Entries with chart source code:
-- begin --
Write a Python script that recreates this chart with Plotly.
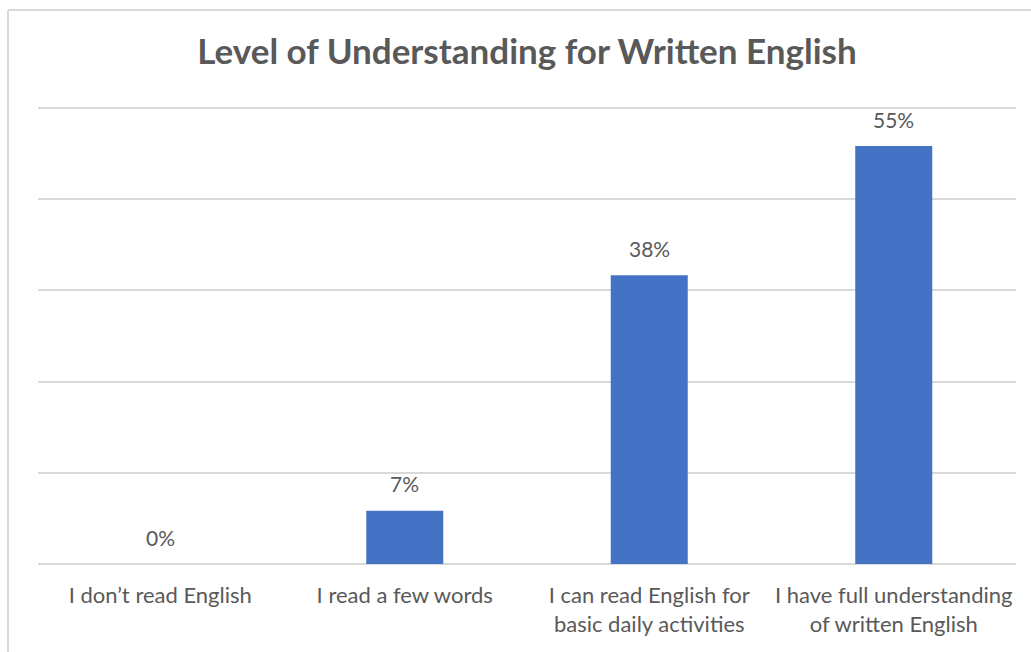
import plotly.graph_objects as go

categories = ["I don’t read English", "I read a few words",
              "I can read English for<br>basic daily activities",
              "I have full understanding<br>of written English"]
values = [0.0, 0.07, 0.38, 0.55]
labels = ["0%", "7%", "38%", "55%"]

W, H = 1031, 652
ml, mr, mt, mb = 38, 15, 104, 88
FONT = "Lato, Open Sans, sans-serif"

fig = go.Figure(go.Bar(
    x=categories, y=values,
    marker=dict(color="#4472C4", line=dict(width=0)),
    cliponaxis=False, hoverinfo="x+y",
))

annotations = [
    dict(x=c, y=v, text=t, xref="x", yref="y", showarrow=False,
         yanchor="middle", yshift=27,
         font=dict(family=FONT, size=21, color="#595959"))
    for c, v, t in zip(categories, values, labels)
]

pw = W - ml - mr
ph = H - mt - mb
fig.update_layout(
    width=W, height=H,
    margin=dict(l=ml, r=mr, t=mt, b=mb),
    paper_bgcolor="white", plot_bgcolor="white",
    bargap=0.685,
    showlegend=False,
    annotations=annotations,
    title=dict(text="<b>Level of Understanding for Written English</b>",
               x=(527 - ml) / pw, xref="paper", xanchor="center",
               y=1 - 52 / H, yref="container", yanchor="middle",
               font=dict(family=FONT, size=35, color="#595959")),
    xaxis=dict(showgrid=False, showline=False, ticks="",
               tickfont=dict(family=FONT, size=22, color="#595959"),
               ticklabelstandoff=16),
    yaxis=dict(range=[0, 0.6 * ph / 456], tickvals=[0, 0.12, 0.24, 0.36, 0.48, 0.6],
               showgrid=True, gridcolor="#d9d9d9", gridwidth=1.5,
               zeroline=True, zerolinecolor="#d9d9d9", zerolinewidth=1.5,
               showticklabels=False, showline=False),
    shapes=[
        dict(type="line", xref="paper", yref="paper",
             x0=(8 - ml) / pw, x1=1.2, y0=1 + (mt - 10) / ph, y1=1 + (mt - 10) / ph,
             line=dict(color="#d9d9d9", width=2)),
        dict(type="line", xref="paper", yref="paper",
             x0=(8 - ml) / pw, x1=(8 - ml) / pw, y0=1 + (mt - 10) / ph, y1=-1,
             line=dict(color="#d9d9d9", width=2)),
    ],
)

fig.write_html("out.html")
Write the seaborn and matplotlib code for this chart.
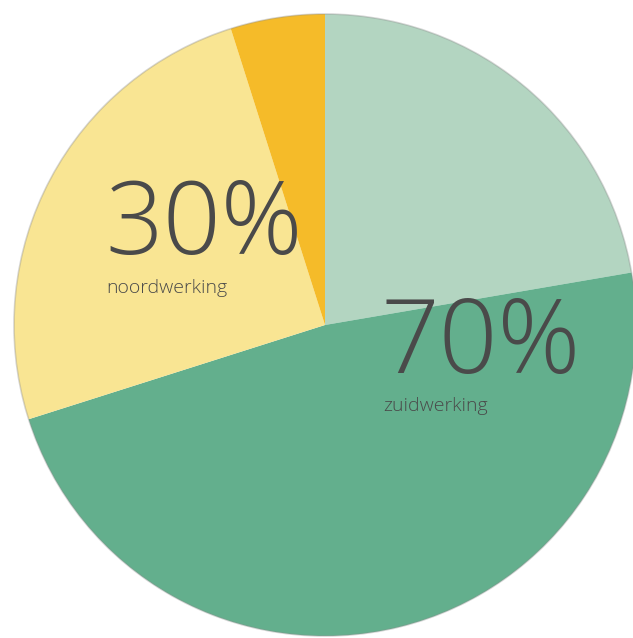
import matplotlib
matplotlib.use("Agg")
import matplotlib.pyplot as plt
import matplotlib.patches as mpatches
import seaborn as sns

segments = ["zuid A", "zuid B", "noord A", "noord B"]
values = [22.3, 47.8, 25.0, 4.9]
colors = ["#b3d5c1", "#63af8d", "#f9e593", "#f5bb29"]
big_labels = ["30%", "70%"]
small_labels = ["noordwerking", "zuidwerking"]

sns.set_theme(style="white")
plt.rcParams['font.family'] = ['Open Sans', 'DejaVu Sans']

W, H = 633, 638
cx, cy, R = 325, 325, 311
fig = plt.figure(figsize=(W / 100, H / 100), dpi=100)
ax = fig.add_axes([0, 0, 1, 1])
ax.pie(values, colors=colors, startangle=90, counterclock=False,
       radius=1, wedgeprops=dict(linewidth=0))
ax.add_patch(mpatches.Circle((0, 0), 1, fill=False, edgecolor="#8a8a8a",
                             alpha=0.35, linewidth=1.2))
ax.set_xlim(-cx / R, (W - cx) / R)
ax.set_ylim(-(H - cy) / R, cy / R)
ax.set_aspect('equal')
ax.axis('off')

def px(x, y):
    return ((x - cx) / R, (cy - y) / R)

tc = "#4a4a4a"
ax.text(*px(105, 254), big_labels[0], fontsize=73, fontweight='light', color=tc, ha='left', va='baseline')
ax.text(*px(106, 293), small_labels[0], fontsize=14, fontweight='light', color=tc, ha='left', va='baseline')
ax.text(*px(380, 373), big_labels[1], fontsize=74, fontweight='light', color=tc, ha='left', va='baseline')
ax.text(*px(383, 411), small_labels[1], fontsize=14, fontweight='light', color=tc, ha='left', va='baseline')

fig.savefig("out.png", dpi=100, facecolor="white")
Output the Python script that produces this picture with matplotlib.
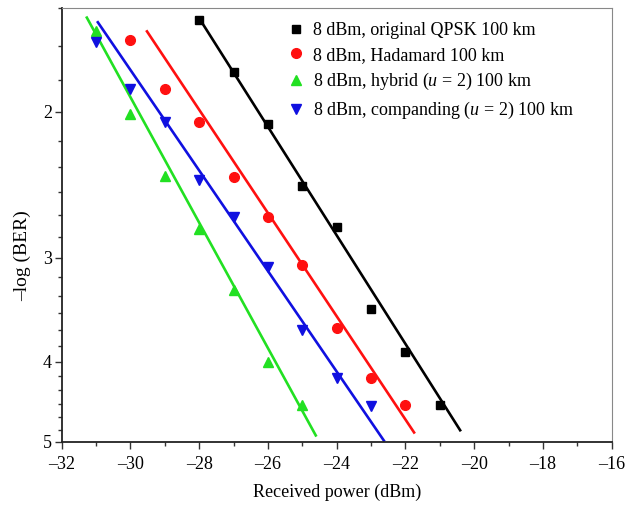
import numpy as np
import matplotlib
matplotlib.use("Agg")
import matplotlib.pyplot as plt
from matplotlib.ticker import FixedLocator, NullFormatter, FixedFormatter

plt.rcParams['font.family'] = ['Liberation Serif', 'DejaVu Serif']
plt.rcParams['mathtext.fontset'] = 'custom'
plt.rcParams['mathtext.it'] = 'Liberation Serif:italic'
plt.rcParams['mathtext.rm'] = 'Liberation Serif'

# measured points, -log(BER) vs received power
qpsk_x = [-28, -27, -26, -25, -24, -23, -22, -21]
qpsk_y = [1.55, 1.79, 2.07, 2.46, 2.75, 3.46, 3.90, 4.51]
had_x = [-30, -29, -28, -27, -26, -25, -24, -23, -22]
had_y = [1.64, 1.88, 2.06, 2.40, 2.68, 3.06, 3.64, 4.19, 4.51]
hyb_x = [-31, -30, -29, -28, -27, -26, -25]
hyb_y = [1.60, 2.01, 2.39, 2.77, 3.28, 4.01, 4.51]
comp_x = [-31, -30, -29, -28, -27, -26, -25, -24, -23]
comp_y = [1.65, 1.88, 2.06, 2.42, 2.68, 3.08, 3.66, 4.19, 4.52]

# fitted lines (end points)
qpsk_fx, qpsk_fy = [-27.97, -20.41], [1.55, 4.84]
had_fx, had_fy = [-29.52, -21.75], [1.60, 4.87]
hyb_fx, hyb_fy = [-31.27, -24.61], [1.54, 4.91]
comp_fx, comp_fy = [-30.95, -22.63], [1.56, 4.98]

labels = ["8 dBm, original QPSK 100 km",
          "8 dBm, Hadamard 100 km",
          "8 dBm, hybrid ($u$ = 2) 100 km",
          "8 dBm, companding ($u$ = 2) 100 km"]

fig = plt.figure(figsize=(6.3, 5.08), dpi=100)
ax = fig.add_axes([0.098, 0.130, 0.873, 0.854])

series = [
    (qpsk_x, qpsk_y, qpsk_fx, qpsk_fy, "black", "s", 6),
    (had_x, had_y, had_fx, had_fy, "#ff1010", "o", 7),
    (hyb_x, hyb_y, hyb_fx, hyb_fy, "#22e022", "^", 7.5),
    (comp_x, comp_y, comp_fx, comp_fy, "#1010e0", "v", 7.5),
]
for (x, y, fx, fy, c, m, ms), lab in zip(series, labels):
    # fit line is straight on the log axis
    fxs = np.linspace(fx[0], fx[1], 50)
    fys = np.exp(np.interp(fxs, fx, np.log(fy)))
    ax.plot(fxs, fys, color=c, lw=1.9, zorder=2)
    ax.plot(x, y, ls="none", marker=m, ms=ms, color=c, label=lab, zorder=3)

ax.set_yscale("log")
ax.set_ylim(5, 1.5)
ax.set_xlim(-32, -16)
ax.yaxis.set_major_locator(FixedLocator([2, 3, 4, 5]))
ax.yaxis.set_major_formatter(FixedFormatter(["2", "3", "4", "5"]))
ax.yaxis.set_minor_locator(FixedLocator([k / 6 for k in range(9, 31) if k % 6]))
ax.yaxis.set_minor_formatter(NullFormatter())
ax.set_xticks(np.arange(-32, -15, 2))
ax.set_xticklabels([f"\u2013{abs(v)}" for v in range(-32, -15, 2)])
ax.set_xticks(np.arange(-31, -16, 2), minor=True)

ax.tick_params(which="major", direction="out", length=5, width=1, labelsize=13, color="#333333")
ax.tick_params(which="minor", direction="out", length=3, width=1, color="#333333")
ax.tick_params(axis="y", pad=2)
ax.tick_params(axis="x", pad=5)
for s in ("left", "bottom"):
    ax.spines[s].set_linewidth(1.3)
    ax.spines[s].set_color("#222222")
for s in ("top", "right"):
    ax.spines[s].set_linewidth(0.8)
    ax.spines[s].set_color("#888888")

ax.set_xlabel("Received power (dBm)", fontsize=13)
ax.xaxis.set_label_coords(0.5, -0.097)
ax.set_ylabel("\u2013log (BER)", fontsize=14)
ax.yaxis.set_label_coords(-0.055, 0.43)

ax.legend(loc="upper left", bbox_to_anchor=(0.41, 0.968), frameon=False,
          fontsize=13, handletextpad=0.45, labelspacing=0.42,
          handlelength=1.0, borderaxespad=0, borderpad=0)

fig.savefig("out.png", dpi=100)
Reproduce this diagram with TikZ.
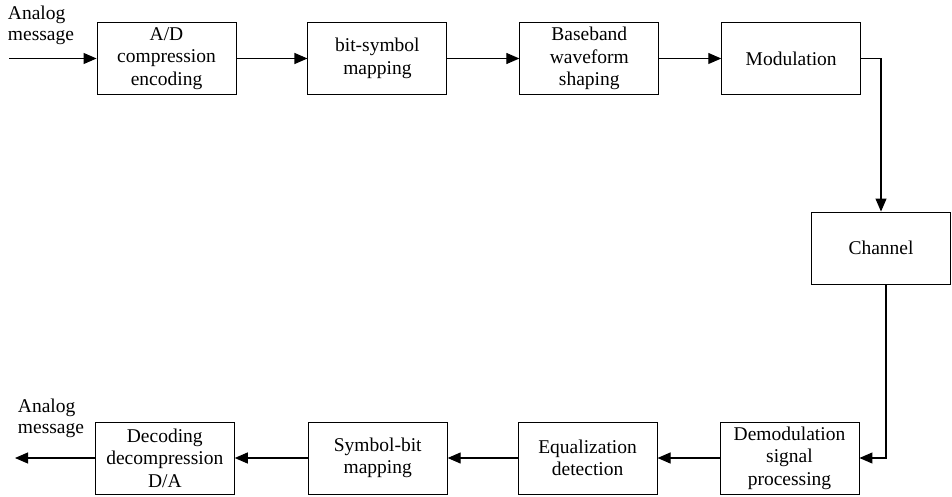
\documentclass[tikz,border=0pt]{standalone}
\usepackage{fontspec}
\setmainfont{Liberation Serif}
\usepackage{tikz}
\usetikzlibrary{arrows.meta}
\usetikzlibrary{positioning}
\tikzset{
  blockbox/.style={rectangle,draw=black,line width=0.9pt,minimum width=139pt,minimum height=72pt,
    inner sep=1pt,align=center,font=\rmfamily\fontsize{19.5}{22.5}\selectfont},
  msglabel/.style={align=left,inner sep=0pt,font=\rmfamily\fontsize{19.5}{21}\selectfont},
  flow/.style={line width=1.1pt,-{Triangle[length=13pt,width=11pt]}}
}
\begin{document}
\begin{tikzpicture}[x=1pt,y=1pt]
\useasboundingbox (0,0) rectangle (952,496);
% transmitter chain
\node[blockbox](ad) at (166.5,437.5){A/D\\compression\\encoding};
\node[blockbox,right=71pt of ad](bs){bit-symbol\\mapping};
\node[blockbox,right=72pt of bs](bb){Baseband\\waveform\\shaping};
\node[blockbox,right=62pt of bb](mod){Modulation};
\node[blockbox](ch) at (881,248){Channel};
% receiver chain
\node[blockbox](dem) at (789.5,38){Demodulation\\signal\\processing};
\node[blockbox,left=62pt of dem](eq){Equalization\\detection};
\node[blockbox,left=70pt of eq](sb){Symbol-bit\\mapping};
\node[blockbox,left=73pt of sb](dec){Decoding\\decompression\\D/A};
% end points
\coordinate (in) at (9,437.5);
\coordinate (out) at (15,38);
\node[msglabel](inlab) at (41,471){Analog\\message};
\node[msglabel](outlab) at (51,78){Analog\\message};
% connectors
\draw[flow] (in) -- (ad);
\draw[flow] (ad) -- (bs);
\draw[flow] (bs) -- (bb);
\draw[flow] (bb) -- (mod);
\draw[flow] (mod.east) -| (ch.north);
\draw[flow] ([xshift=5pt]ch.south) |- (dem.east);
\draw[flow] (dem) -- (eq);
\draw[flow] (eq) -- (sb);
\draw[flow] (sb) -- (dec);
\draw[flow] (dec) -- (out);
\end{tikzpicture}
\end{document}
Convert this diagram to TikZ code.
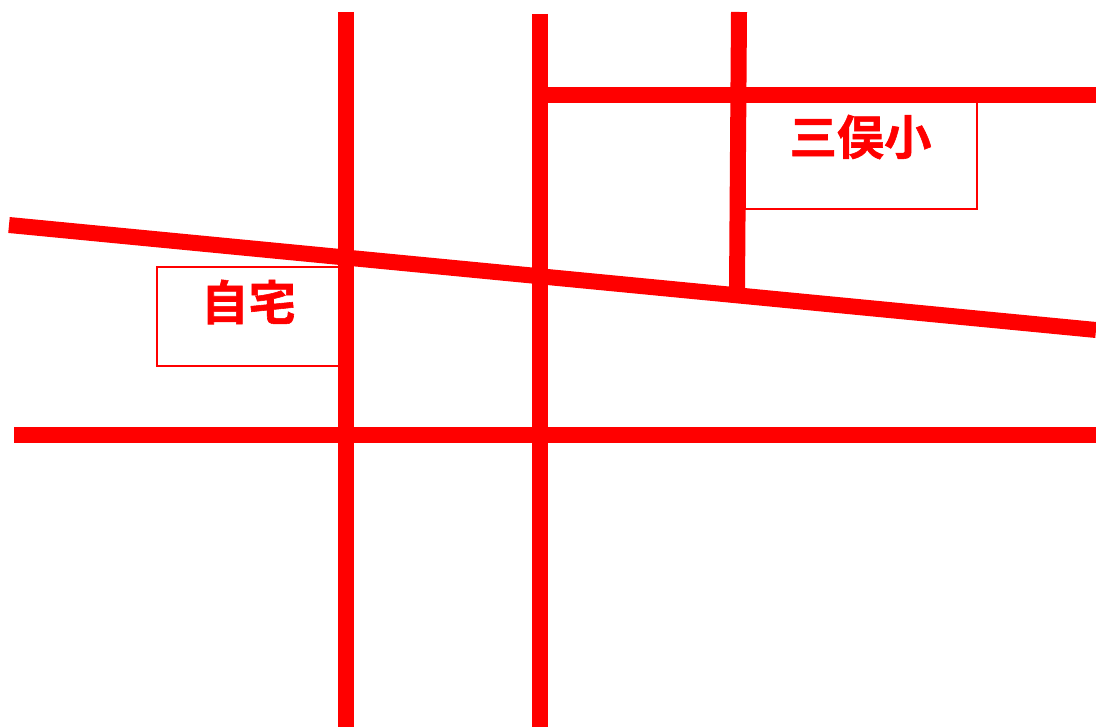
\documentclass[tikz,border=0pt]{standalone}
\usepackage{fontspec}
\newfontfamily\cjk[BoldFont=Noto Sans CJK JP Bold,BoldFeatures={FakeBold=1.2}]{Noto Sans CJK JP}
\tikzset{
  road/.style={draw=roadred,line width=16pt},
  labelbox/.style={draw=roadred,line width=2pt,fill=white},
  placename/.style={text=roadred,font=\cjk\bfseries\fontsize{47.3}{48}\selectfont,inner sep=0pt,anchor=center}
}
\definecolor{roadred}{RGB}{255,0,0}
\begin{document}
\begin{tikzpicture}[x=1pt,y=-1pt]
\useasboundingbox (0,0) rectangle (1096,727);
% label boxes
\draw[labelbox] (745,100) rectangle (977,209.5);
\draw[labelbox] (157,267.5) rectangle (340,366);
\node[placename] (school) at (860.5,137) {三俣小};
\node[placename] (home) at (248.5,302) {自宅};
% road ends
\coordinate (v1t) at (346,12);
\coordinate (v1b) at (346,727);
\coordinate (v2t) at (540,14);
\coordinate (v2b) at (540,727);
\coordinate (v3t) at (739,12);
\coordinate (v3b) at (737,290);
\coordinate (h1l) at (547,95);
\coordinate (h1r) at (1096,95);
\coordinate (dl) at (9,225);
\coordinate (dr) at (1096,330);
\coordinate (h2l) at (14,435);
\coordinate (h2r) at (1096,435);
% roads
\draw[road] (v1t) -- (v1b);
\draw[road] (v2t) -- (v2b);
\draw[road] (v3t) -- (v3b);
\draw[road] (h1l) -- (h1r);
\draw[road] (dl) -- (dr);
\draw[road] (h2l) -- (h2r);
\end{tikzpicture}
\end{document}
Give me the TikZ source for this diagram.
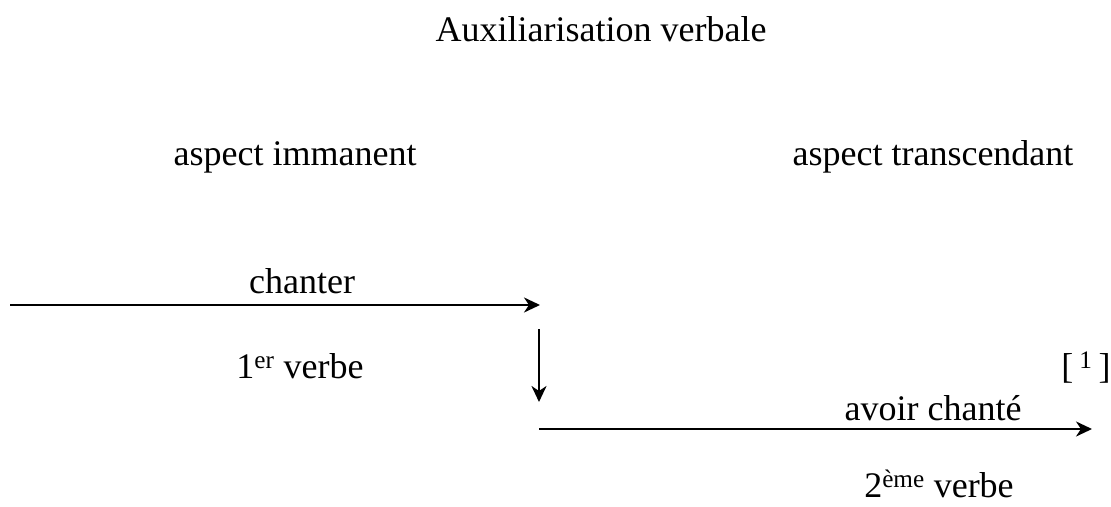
-- end --
■ Job
Leave out the pictures and give again exactly the lines from the one with "Output the Python" through the one with "from matplotlib.ticker import", and no others.

■ Task result
Output the Python script that produces this picture with matplotlib.
import numpy as np
import matplotlib
matplotlib.use("Agg")
import matplotlib.pyplot as plt
from matplotlib.ticker import FixedLocator, NullFormatter, FixedFormatter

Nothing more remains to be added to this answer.